Hispanics received poorer-quality care than non-Hispanic whites for 77 percent of the core measures for disparities, including administration of pneumococcal vaccine for the elderly and hospitalization of children for gastroenteritis, according to the disparities report. But Hispanics had higher-quality care for 18 percent of the core measures, having higher rates of adequate hemodialysis and lower rates of late-stage colorectal cancers.

Poor people -- that is, those with family incomes less than the federal poverty level -- fared worse than high-income people -- those with family incomes at least four times the poverty level -- according to the disparities report. For example, among adults 40 or older with diabetes, 54 percent of those with high incomes did not receive three recommended services for diabetes in 2000, and the percentage dropped to 41 percent in 2003. By contrast, in 2000, 68 percent of low-income people did not receive the services, and the percentage dropped only to 63 percent in 2003.

The disparities report highlights people's need for health insurance. "Among adults, the negative effects of being uninsured are typically larger than the effects of race, ethnicity, income and education," says the report. It notes that 49 percent of privately insured people received recommended colorectal cancer screening, but only 22 percent of uninsured people had such screening.

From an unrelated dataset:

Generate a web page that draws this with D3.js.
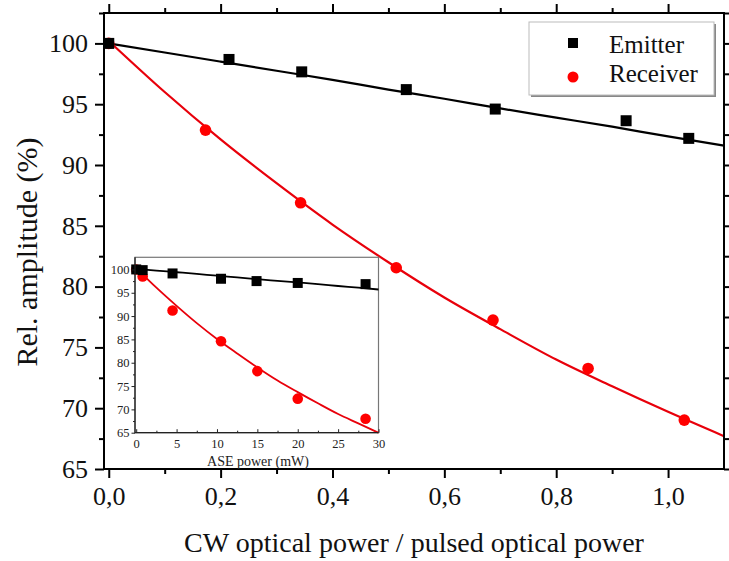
<!DOCTYPE html>
<html>
<head>
<meta charset="utf-8">
<script src="https://cdn.jsdelivr.net/npm/d3@7"></script>
<style>
  body { margin: 0; background: #fff; }
  svg { display: block; font-family: "Liberation Serif", "Times New Roman", serif; }
</style>
</head>
<body>
<script>
// main plot data
const emitterX = [0, 0.215, 0.345, 0.532, 0.691, 0.925, 1.037];
const emitterY = [100, 98.68, 97.66, 96.2, 94.6, 93.64, 92.19];
const receiverX = [0, 0.173, 0.343, 0.514, 0.687, 0.857, 1.029];
const receiverY = [100, 92.87, 86.89, 81.55, 77.25, 73.27, 69.02];

// fitted curves
const fitX = [0, 0.1, 0.2, 0.3, 0.4, 0.5, 0.6, 0.7, 0.8, 0.9, 1.0, 1.1];
const emitterFit = [100.0, 99.25, 98.5, 97.75, 97.0, 96.2, 95.45, 94.65, 93.9, 93.15, 92.35, 91.6];
const receiverFit = [100.2, 96.0, 92.1, 88.5, 85.1, 82.0, 79.1, 76.5, 74.0, 71.8, 69.7, 67.7];

// inset data
const insetEmitterX = [0, 0.8, 4.5, 10.5, 14.9, 20.0, 28.4];
const insetEmitterY = [100, 99.85, 99.14, 98.0, 97.5, 97.1, 96.85];
const insetReceiverX = [0, 0.8, 4.5, 10.5, 15.0, 20.0, 28.4];
const insetReceiverY = [100, 98.5, 91.2, 84.6, 78.2, 72.3, 68.0];
const insetFitX = [0, 2.5, 5, 7.5, 10, 12.5, 15, 17.5, 20, 22.5, 25, 27.5, 30];
const insetEmitterFit = [100.1, 99.75, 99.4, 99.05, 98.65, 98.3, 97.9, 97.55, 97.2, 96.85, 96.45, 96.1, 95.7];
const insetReceiverFit = [100.3, 96.1, 92.2, 88.5, 85.1, 82.0, 79.0, 76.2, 73.7, 71.3, 69.0, 67.0, 65.0];

// ticks and labels
const xTicks = [0, 0.2, 0.4, 0.6, 0.8, 1.0];
const xMinor = [0.1, 0.3, 0.5, 0.7, 0.9];
const yTicks = [65, 70, 75, 80, 85, 90, 95, 100];
const yMinor = [67.5, 72.5, 77.5, 82.5, 87.5, 92.5, 97.5, 102.5];
const insetXTicks = [0, 5, 10, 15, 20, 25, 30];
const insetXMinor = [2.5, 7.5, 12.5, 17.5, 22.5, 27.5];
const insetYTicks = [65, 70, 75, 80, 85, 90, 95, 100];
const insetYMinor = [67.5, 72.5, 77.5, 82.5, 87.5, 92.5, 97.5];
const seriesNames = ["Emitter", "Receiver"];
const xTitle = "CW optical power / pulsed optical power";
const yTitle = "Rel. amplitude (%)";
const insetXTitle = "ASE power (mW)";

const W = 729, H = 561;
const frame = {left: 104, right: 724, top: 13, bottom: 469};
const red = "#ff0000", redLine = "#e8000b";

const svg = d3.select("body").append("svg")
  .attr("width", W)
  .attr("height", H);

const x = d3.scaleLinear().domain([-0.0085, 1.1]).range([frame.left, frame.right]);
const y = d3.scaleLinear().domain([65, 102.5]).range([frame.bottom, frame.top]);
const comma = d => d.toFixed(1).replace(".", ",");

// fit lines
const line = d3.line().curve(d3.curveMonotoneX);
const main = svg.append("g");
main.append("path")
  .attr("d", line(fitX.map((v, i) => [x(v), y(emitterFit[i])])))
  .attr("fill", "none").attr("stroke", "#000").attr("stroke-width", 2.2);
main.append("path")
  .attr("d", line(fitX.map((v, i) => [x(v), y(receiverFit[i])])))
  .attr("fill", "none").attr("stroke", redLine).attr("stroke-width", 2.2);

// markers
main.selectAll(".rc").data(receiverX).enter().append("circle")
  .attr("cx", d => x(d))
  .attr("cy", (d, i) => y(receiverY[i]))
  .attr("r", 5.8)
  .attr("fill", red);
main.selectAll(".em").data(emitterX).enter().append("rect")
  .attr("x", d => x(d) - 5.5)
  .attr("y", (d, i) => y(emitterY[i]) - 5.5)
  .attr("width", 11).attr("height", 11)
  .attr("fill", "#000");

// axes
function addAxis(axis, tr) {
  const g = svg.append("g").attr("transform", tr).call(axis);
  g.select(".domain").remove();
  g.selectAll("line").attr("stroke-width", 2);
  return g;
}
const bottomMaj = addAxis(d3.axisBottom(x).tickValues(xTicks).tickSize(9).tickPadding(9).tickFormat(comma),
  "translate(0," + frame.bottom + ")");
bottomMaj.selectAll("text").attr("font-size", 26).attr("font-family", "Liberation Serif").attr("fill", "#111");
addAxis(d3.axisBottom(x).tickValues(xMinor).tickSize(5).tickFormat(""), "translate(0," + frame.bottom + ")");
addAxis(d3.axisTop(x).tickValues(xTicks).tickSize(9).tickFormat(""), "translate(0," + frame.top + ")");
addAxis(d3.axisTop(x).tickValues(xMinor).tickSize(5).tickFormat(""), "translate(0," + frame.top + ")");
const leftMaj = addAxis(d3.axisLeft(y).tickValues(yTicks).tickSize(9).tickPadding(7),
  "translate(" + frame.left + ",0)");
leftMaj.selectAll("text").attr("font-size", 26).attr("font-family", "Liberation Serif").attr("fill", "#111");
addAxis(d3.axisLeft(y).tickValues(yMinor).tickSize(5).tickFormat(""), "translate(" + frame.left + ",0)");
addAxis(d3.axisRight(y).tickValues(yTicks).tickSize(6).tickFormat(""), "translate(" + frame.right + ",0)");
addAxis(d3.axisRight(y).tickValues(yMinor).tickSize(6).tickFormat(""), "translate(" + frame.right + ",0)");

svg.append("rect")
  .attr("x", frame.left).attr("y", frame.top)
  .attr("width", frame.right - frame.left).attr("height", frame.bottom - frame.top)
  .attr("fill", "none").attr("stroke", "#000").attr("stroke-width", 2);

// axis titles
svg.append("text")
  .attr("x", 414).attr("y", 552)
  .attr("text-anchor", "middle").attr("font-size", 28).attr("fill", "#111")
  .text(xTitle);
svg.append("text")
  .attr("transform", "translate(37,252) rotate(-90)")
  .attr("text-anchor", "middle").attr("font-size", 30).attr("fill", "#111")
  .text(yTitle);

// legend
const leg = svg.append("g");
leg.append("rect").attr("x", 531).attr("y", 24).attr("width", 185).attr("height", 73).attr("fill", "#888");
leg.append("rect").attr("x", 529).attr("y", 22).attr("width", 185).attr("height", 73)
  .attr("fill", "#fff").attr("stroke", "#bbb").attr("stroke-width", 1);
leg.append("rect").attr("x", 568).attr("y", 38).attr("width", 10).attr("height", 10).attr("fill", "#000");
leg.append("circle").attr("cx", 573).attr("cy", 77).attr("r", 5.5).attr("fill", red);
leg.selectAll(".lt").data(seriesNames).enter().append("text")
  .attr("x", 609).attr("y", (d, i) => 53 + i * 29)
  .attr("font-size", 25).attr("fill", "#111")
  .text(d => d);

// inset
const inset = {left: 135, right: 378.5, top: 257.3, bottom: 432.7};
const ix = d3.scaleLinear().domain([-0.15, 30]).range([inset.left, inset.right]);
const iy = d3.scaleLinear().domain([65, 102.6]).range([inset.bottom, inset.top]);
const ins = svg.append("g");
ins.append("rect")
  .attr("x", inset.left).attr("y", inset.top)
  .attr("width", inset.right - inset.left).attr("height", inset.bottom - inset.top)
  .attr("fill", "#fff").attr("stroke", "#777").attr("stroke-width", 1.2);

ins.append("path")
  .attr("d", line(insetFitX.map((v, i) => [ix(v), iy(insetEmitterFit[i])])))
  .attr("fill", "none").attr("stroke", "#000").attr("stroke-width", 1.8);
ins.append("path")
  .attr("d", line(insetFitX.map((v, i) => [ix(v), iy(insetReceiverFit[i])])))
  .attr("fill", "none").attr("stroke", redLine).attr("stroke-width", 1.8);
ins.selectAll(".irc").data(insetReceiverX).enter().append("circle")
  .attr("cx", d => ix(d))
  .attr("cy", (d, i) => iy(insetReceiverY[i]))
  .attr("r", 5.3)
  .attr("fill", red);
ins.selectAll(".iem").data(insetEmitterX).enter().append("rect")
  .attr("x", d => ix(d) - 5)
  .attr("y", (d, i) => iy(insetEmitterY[i]) - 5)
  .attr("width", 10).attr("height", 10)
  .attr("fill", "#000");

function insetAxis(axis, tr) {
  const g = ins.append("g").attr("transform", tr).call(axis);
  g.select(".domain").remove();
  g.selectAll("line").attr("stroke", "#222").attr("stroke-width", 1);
  g.selectAll("text").attr("font-size", 12.5).attr("font-family", "Liberation Serif").attr("fill", "#222");
  return g;
}
insetAxis(d3.axisBottom(ix).tickValues(insetXTicks).tickSize(-3.5).tickPadding(6).tickFormat(d3.format("d")),
  "translate(0," + inset.bottom + ")");
insetAxis(d3.axisBottom(ix).tickValues(insetXMinor).tickSize(-2).tickFormat(""), "translate(0," + inset.bottom + ")");
insetAxis(d3.axisLeft(iy).tickValues(insetYTicks).tickSize(3.5).tickPadding(2),
  "translate(" + inset.left + ",0)");
insetAxis(d3.axisLeft(iy).tickValues(insetYMinor).tickSize(2).tickFormat(""), "translate(" + inset.left + ",0)");
ins.append("path")
  .attr("d", d3.line()([[inset.left, inset.top], [inset.left, inset.bottom], [inset.right, inset.bottom]]))
  .attr("fill", "none").attr("stroke", "#222").attr("stroke-width", 1.3);
ins.append("text")
  .attr("x", 258).attr("y", 465.5)
  .attr("text-anchor", "middle").attr("font-size", 14).attr("fill", "#222")
  .text(insetXTitle);
</script>
</body>
</html>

In related news, the Kaiser Family Foundation issued its reference on health disparities, Key Facts: Race, Ethnicity and Medical Care, 2007 Update, in January. Key Facts reviews demographic characteristics of the U.S. population; examines health status by patients' race, ethnicity and income; describes patterns of health insurance coverage; analyzes data concerning preventive and primary care; and gives information on the "disproportionate effect" that conditions such as asthma, diabetes and HIV/AIDS have on racial and ethnic minority populations.